Your task is to repeat all of the data exactly while excluding the pictures.

• • • •

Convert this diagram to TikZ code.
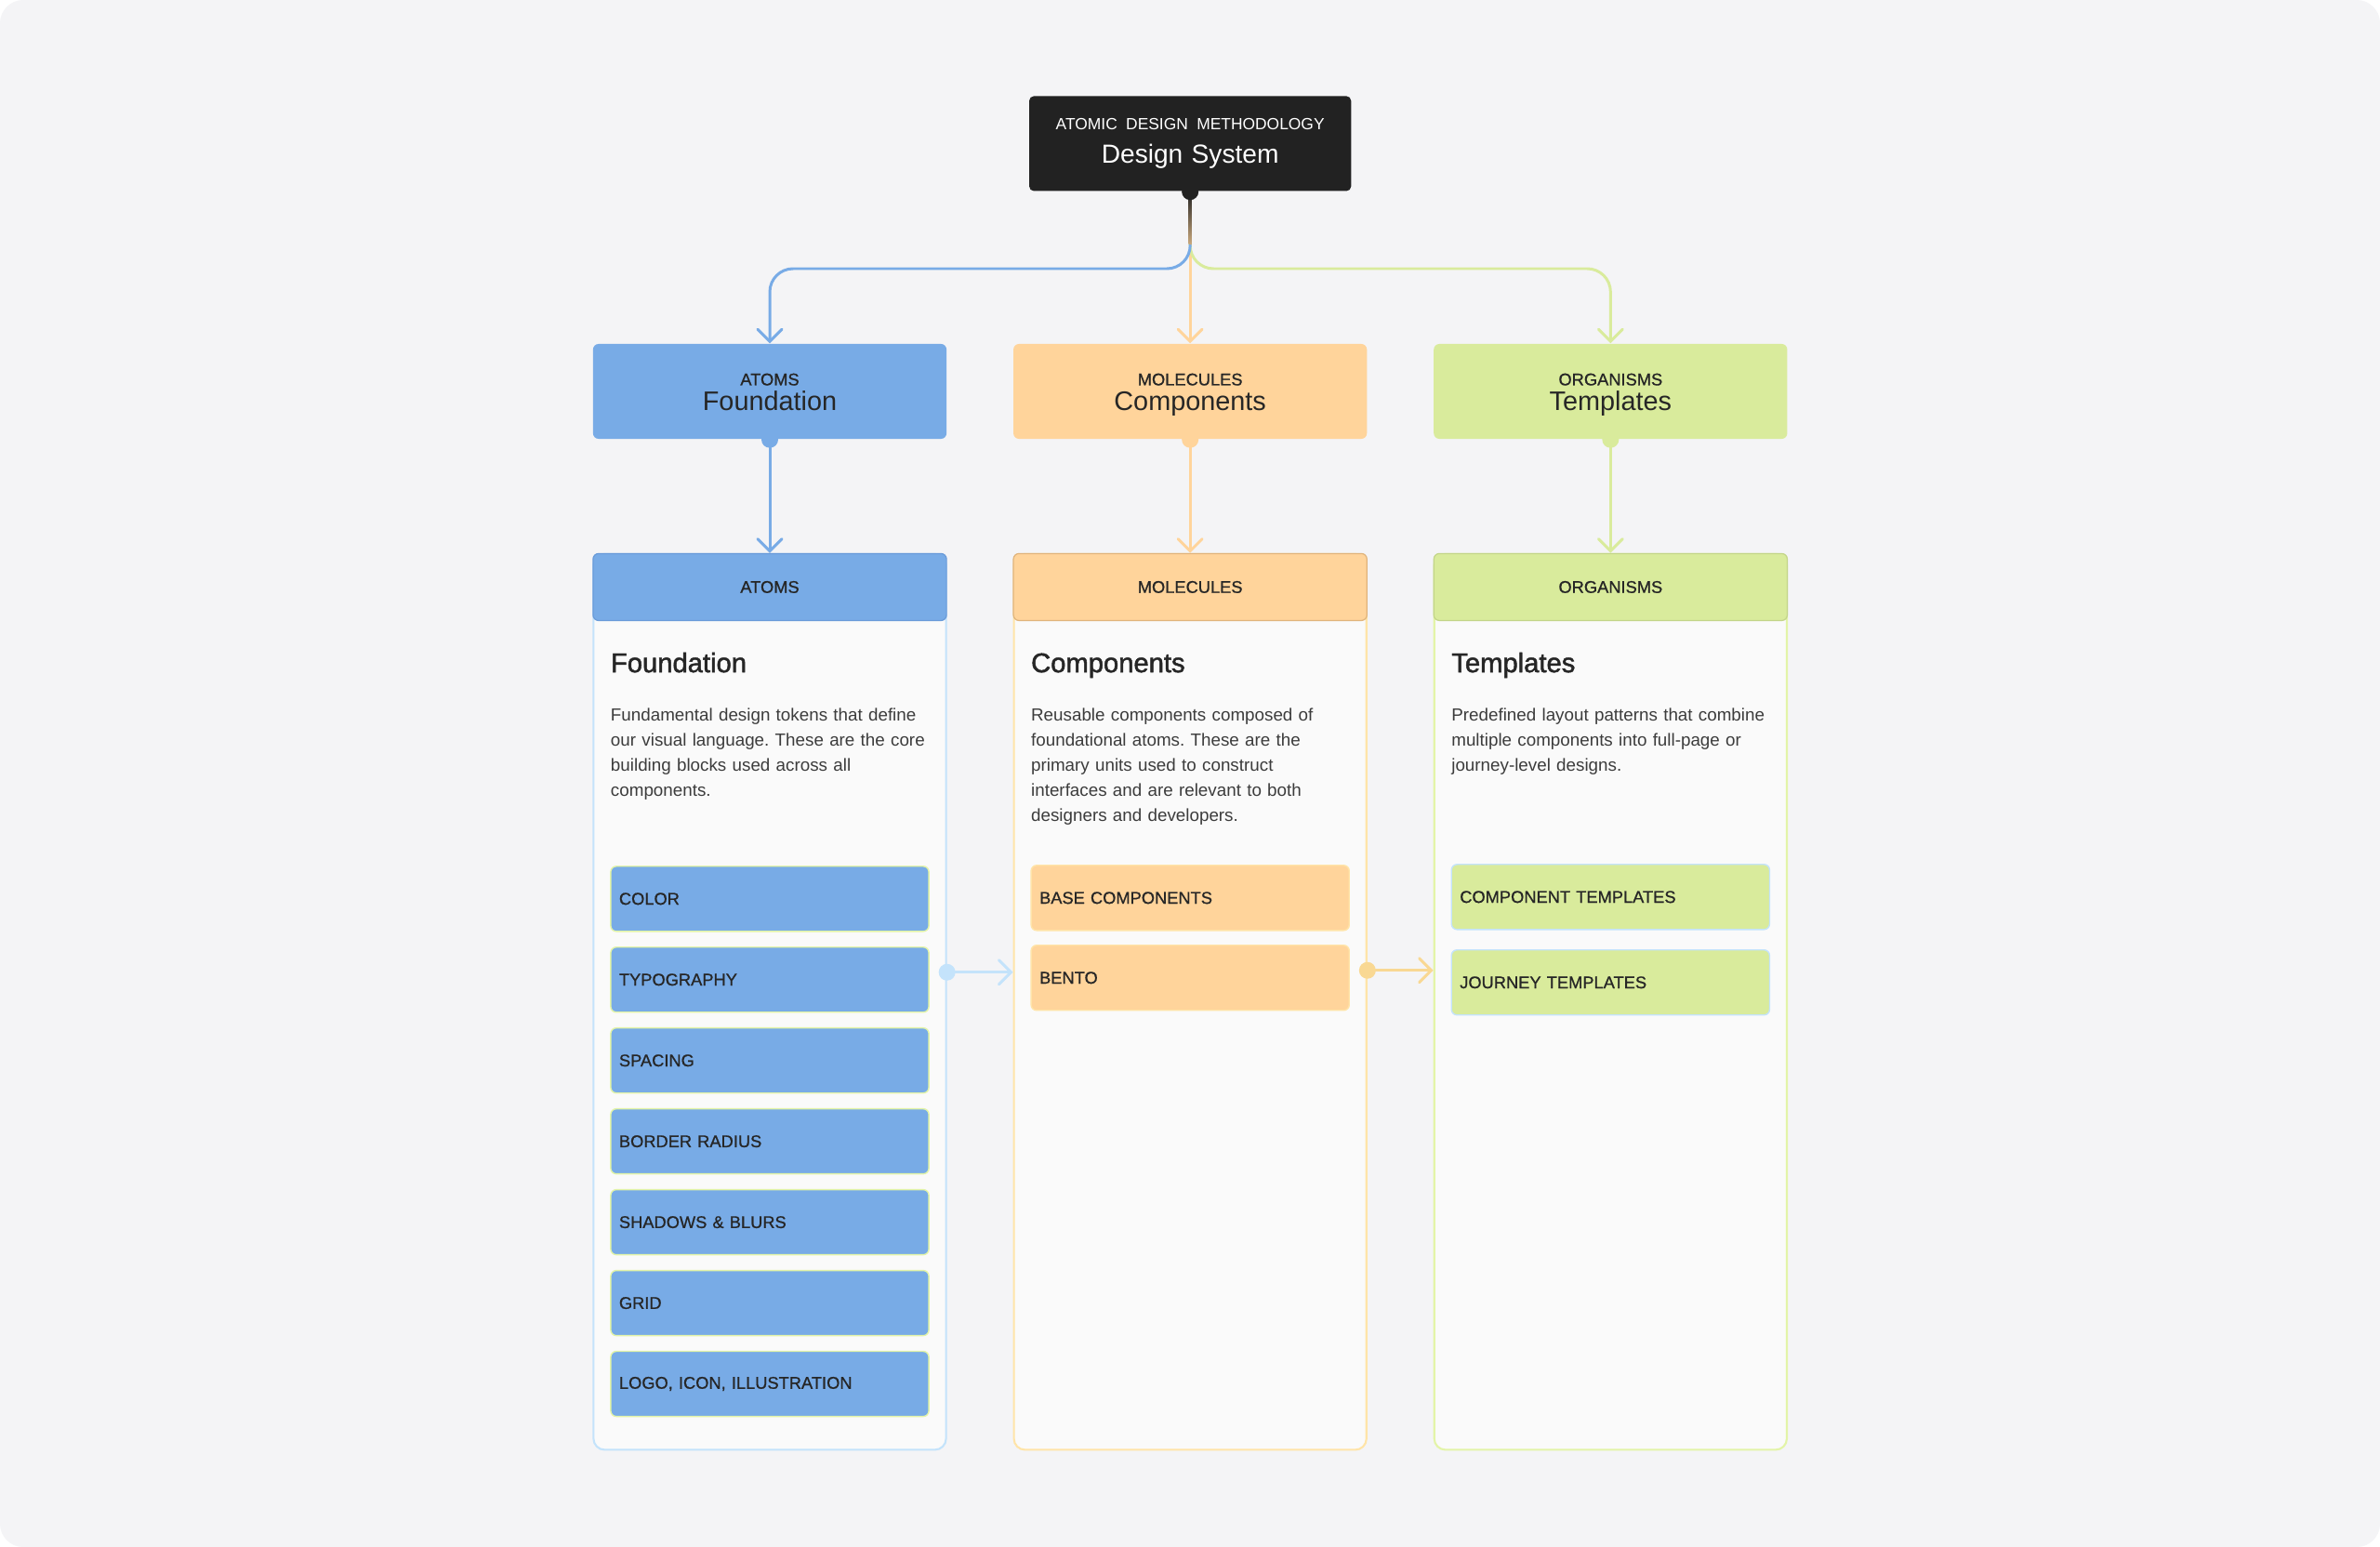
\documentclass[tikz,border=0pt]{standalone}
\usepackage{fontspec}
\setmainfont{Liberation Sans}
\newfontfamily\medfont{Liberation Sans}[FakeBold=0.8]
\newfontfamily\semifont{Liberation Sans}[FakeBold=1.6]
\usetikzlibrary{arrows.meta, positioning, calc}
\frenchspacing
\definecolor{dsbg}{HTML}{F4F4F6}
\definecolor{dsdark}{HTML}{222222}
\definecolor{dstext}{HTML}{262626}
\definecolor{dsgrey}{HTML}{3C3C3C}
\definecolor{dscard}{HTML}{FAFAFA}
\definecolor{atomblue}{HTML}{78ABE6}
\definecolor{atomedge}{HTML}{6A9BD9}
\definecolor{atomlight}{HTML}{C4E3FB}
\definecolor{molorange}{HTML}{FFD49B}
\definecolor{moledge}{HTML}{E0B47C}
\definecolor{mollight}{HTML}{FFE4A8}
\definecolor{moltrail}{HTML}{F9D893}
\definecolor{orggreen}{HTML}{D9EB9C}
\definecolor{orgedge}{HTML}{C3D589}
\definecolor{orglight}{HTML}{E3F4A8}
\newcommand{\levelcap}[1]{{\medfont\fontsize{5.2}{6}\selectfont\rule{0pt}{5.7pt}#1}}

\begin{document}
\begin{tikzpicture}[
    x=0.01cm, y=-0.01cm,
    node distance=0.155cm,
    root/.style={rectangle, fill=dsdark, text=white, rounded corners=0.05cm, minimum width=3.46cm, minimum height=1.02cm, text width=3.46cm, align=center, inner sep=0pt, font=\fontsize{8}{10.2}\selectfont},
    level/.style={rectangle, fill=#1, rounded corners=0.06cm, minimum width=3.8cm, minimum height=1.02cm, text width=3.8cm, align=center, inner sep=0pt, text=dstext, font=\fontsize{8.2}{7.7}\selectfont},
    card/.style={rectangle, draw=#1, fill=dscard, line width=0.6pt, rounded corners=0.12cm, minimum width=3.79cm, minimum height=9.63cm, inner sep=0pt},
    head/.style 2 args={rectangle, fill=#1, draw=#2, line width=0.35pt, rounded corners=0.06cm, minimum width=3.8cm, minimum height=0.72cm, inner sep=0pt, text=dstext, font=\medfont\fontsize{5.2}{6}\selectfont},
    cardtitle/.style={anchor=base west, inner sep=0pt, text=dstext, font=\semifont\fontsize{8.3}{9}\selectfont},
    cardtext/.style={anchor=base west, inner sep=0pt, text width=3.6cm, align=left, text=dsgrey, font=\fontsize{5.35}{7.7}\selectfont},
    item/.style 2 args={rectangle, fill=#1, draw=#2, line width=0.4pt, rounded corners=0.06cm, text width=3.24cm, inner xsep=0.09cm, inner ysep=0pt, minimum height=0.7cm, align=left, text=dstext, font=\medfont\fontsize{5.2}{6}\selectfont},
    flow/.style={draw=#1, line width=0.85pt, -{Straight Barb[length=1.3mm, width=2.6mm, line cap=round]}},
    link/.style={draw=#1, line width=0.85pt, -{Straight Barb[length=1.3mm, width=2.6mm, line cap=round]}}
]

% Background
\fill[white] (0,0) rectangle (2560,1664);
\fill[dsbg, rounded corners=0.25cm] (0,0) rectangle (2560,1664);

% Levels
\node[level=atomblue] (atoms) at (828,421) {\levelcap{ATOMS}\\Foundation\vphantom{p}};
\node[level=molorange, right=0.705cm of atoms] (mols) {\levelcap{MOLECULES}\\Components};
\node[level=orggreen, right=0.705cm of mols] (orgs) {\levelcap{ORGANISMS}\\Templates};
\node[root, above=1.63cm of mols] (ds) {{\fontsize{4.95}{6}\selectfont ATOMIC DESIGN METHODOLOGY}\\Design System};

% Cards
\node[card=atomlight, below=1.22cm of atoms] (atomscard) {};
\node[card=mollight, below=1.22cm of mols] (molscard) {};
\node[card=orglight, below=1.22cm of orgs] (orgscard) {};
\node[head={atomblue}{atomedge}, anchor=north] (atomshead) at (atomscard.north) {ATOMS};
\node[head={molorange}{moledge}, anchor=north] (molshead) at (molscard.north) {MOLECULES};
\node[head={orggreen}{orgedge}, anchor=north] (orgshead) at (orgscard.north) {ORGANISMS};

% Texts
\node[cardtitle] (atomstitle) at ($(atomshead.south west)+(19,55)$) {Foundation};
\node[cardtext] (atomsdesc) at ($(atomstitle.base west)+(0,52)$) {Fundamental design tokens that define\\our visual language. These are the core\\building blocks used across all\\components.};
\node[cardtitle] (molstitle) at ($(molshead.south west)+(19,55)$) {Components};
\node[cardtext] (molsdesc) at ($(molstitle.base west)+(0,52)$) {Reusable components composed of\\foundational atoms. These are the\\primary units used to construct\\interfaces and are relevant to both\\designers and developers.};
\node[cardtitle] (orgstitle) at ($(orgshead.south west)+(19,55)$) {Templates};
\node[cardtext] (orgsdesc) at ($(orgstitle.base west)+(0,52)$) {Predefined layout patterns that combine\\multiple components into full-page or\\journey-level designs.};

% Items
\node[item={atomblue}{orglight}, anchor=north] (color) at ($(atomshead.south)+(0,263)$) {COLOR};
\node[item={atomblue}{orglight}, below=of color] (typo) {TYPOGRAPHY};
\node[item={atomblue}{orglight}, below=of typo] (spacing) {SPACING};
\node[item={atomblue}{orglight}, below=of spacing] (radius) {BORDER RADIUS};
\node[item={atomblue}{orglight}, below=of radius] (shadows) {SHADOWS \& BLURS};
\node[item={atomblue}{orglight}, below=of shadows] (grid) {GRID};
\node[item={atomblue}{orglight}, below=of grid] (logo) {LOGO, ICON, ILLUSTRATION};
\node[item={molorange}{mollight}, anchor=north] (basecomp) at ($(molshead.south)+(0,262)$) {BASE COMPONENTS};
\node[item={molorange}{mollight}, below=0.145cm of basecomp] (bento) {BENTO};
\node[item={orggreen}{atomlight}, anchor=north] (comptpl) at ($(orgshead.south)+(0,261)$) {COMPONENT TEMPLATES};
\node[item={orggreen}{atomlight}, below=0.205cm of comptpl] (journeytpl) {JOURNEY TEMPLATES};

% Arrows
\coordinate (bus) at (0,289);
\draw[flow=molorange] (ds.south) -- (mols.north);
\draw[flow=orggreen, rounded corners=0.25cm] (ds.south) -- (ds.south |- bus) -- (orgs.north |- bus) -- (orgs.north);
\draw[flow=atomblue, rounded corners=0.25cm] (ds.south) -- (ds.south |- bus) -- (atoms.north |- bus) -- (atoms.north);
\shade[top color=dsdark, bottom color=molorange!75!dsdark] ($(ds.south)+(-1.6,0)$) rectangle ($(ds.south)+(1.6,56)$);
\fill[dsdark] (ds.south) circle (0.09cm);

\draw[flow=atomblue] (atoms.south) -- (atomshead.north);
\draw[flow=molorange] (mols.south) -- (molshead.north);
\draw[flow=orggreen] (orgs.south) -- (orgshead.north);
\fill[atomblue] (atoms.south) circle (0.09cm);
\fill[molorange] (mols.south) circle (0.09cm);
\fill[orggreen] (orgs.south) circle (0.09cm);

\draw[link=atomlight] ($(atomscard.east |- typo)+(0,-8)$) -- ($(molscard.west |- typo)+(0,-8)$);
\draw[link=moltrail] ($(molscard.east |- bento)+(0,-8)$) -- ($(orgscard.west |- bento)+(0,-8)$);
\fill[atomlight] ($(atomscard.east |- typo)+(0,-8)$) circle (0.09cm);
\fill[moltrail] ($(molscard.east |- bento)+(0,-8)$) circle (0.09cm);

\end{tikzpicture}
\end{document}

• • • •

REPLY TO THE EXERCISE:
Convert this diagram to TikZ code.
\documentclass[tikz,border=0pt]{standalone}
\usepackage{fontspec}
\setmainfont{Liberation Sans}
\newfontfamily\medfont{Liberation Sans}[FakeBold=0.8]
\newfontfamily\semifont{Liberation Sans}[FakeBold=1.6]
\usetikzlibrary{arrows.meta, positioning, calc}
\frenchspacing
\definecolor{dsbg}{HTML}{F4F4F6}
\definecolor{dsdark}{HTML}{222222}
\definecolor{dstext}{HTML}{262626}
\definecolor{dsgrey}{HTML}{3C3C3C}
\definecolor{dscard}{HTML}{FAFAFA}
\definecolor{atomblue}{HTML}{78ABE6}
\definecolor{atomedge}{HTML}{6A9BD9}
\definecolor{atomlight}{HTML}{C4E3FB}
\definecolor{molorange}{HTML}{FFD49B}
\definecolor{moledge}{HTML}{E0B47C}
\definecolor{mollight}{HTML}{FFE4A8}
\definecolor{moltrail}{HTML}{F9D893}
\definecolor{orggreen}{HTML}{D9EB9C}
\definecolor{orgedge}{HTML}{C3D589}
\definecolor{orglight}{HTML}{E3F4A8}
\newcommand{\levelcap}[1]{{\medfont\fontsize{5.2}{6}\selectfont\rule{0pt}{5.7pt}#1}}

\begin{document}
\begin{tikzpicture}[
    x=0.01cm, y=-0.01cm,
    node distance=0.155cm,
    root/.style={rectangle, fill=dsdark, text=white, rounded corners=0.05cm, minimum width=3.46cm, minimum height=1.02cm, text width=3.46cm, align=center, inner sep=0pt, font=\fontsize{8}{10.2}\selectfont},
    level/.style={rectangle, fill=#1, rounded corners=0.06cm, minimum width=3.8cm, minimum height=1.02cm, text width=3.8cm, align=center, inner sep=0pt, text=dstext, font=\fontsize{8.2}{7.7}\selectfont},
    card/.style={rectangle, draw=#1, fill=dscard, line width=0.6pt, rounded corners=0.12cm, minimum width=3.79cm, minimum height=9.63cm, inner sep=0pt},
    head/.style 2 args={rectangle, fill=#1, draw=#2, line width=0.35pt, rounded corners=0.06cm, minimum width=3.8cm, minimum height=0.72cm, inner sep=0pt, text=dstext, font=\medfont\fontsize{5.2}{6}\selectfont},
    cardtitle/.style={anchor=base west, inner sep=0pt, text=dstext, font=\semifont\fontsize{8.3}{9}\selectfont},
    cardtext/.style={anchor=base west, inner sep=0pt, text width=3.6cm, align=left, text=dsgrey, font=\fontsize{5.35}{7.7}\selectfont},
    item/.style 2 args={rectangle, fill=#1, draw=#2, line width=0.4pt, rounded corners=0.06cm, text width=3.24cm, inner xsep=0.09cm, inner ysep=0pt, minimum height=0.7cm, align=left, text=dstext, font=\medfont\fontsize{5.2}{6}\selectfont},
    flow/.style={draw=#1, line width=0.85pt, -{Straight Barb[length=1.3mm, width=2.6mm, line cap=round]}},
    link/.style={draw=#1, line width=0.85pt, -{Straight Barb[length=1.3mm, width=2.6mm, line cap=round]}}
]

% Background
\fill[white] (0,0) rectangle (2560,1664);
\fill[dsbg, rounded corners=0.25cm] (0,0) rectangle (2560,1664);

% Levels
\node[level=atomblue] (atoms) at (828,421) {\levelcap{ATOMS}\\Foundation\vphantom{p}};
\node[level=molorange, right=0.705cm of atoms] (mols) {\levelcap{MOLECULES}\\Components};
\node[level=orggreen, right=0.705cm of mols] (orgs) {\levelcap{ORGANISMS}\\Templates};
\node[root, above=1.63cm of mols] (ds) {{\fontsize{4.95}{6}\selectfont ATOMIC DESIGN METHODOLOGY}\\Design System};

% Cards
\node[card=atomlight, below=1.22cm of atoms] (atomscard) {};
\node[card=mollight, below=1.22cm of mols] (molscard) {};
\node[card=orglight, below=1.22cm of orgs] (orgscard) {};
\node[head={atomblue}{atomedge}, anchor=north] (atomshead) at (atomscard.north) {ATOMS};
\node[head={molorange}{moledge}, anchor=north] (molshead) at (molscard.north) {MOLECULES};
\node[head={orggreen}{orgedge}, anchor=north] (orgshead) at (orgscard.north) {ORGANISMS};

% Texts
\node[cardtitle] (atomstitle) at ($(atomshead.south west)+(19,55)$) {Foundation};
\node[cardtext] (atomsdesc) at ($(atomstitle.base west)+(0,52)$) {Fundamental design tokens that define\\our visual language. These are the core\\building blocks used across all\\components.};
\node[cardtitle] (molstitle) at ($(molshead.south west)+(19,55)$) {Components};
\node[cardtext] (molsdesc) at ($(molstitle.base west)+(0,52)$) {Reusable components composed of\\foundational atoms. These are the\\primary units used to construct\\interfaces and are relevant to both\\designers and developers.};
\node[cardtitle] (orgstitle) at ($(orgshead.south west)+(19,55)$) {Templates};
\node[cardtext] (orgsdesc) at ($(orgstitle.base west)+(0,52)$) {Predefined layout patterns that combine\\multiple components into full-page or\\journey-level designs.};

% Items
\node[item={atomblue}{orglight}, anchor=north] (color) at ($(atomshead.south)+(0,263)$) {COLOR};
\node[item={atomblue}{orglight}, below=of color] (typo) {TYPOGRAPHY};
\node[item={atomblue}{orglight}, below=of typo] (spacing) {SPACING};
\node[item={atomblue}{orglight}, below=of spacing] (radius) {BORDER RADIUS};
\node[item={atomblue}{orglight}, below=of radius] (shadows) {SHADOWS \& BLURS};
\node[item={atomblue}{orglight}, below=of shadows] (grid) {GRID};
\node[item={atomblue}{orglight}, below=of grid] (logo) {LOGO, ICON, ILLUSTRATION};
\node[item={molorange}{mollight}, anchor=north] (basecomp) at ($(molshead.south)+(0,262)$) {BASE COMPONENTS};
\node[item={molorange}{mollight}, below=0.145cm of basecomp] (bento) {BENTO};
\node[item={orggreen}{atomlight}, anchor=north] (comptpl) at ($(orgshead.south)+(0,261)$) {COMPONENT TEMPLATES};
\node[item={orggreen}{atomlight}, below=0.205cm of comptpl] (journeytpl) {JOURNEY TEMPLATES};

% Arrows
\coordinate (bus) at (0,289);
\draw[flow=molorange] (ds.south) -- (mols.north);
\draw[flow=orggreen, rounded corners=0.25cm] (ds.south) -- (ds.south |- bus) -- (orgs.north |- bus) -- (orgs.north);
\draw[flow=atomblue, rounded corners=0.25cm] (ds.south) -- (ds.south |- bus) -- (atoms.north |- bus) -- (atoms.north);
\shade[top color=dsdark, bottom color=molorange!75!dsdark] ($(ds.south)+(-1.6,0)$) rectangle ($(ds.south)+(1.6,56)$);
\fill[dsdark] (ds.south) circle (0.09cm);

\draw[flow=atomblue] (atoms.south) -- (atomshead.north);
\draw[flow=molorange] (mols.south) -- (molshead.north);
\draw[flow=orggreen] (orgs.south) -- (orgshead.north);
\fill[atomblue] (atoms.south) circle (0.09cm);
\fill[molorange] (mols.south) circle (0.09cm);
\fill[orggreen] (orgs.south) circle (0.09cm);

\draw[link=atomlight] ($(atomscard.east |- typo)+(0,-8)$) -- ($(molscard.west |- typo)+(0,-8)$);
\draw[link=moltrail] ($(molscard.east |- bento)+(0,-8)$) -- ($(orgscard.west |- bento)+(0,-8)$);
\fill[atomlight] ($(atomscard.east |- typo)+(0,-8)$) circle (0.09cm);
\fill[moltrail] ($(molscard.east |- bento)+(0,-8)$) circle (0.09cm);

\end{tikzpicture}
\end{document}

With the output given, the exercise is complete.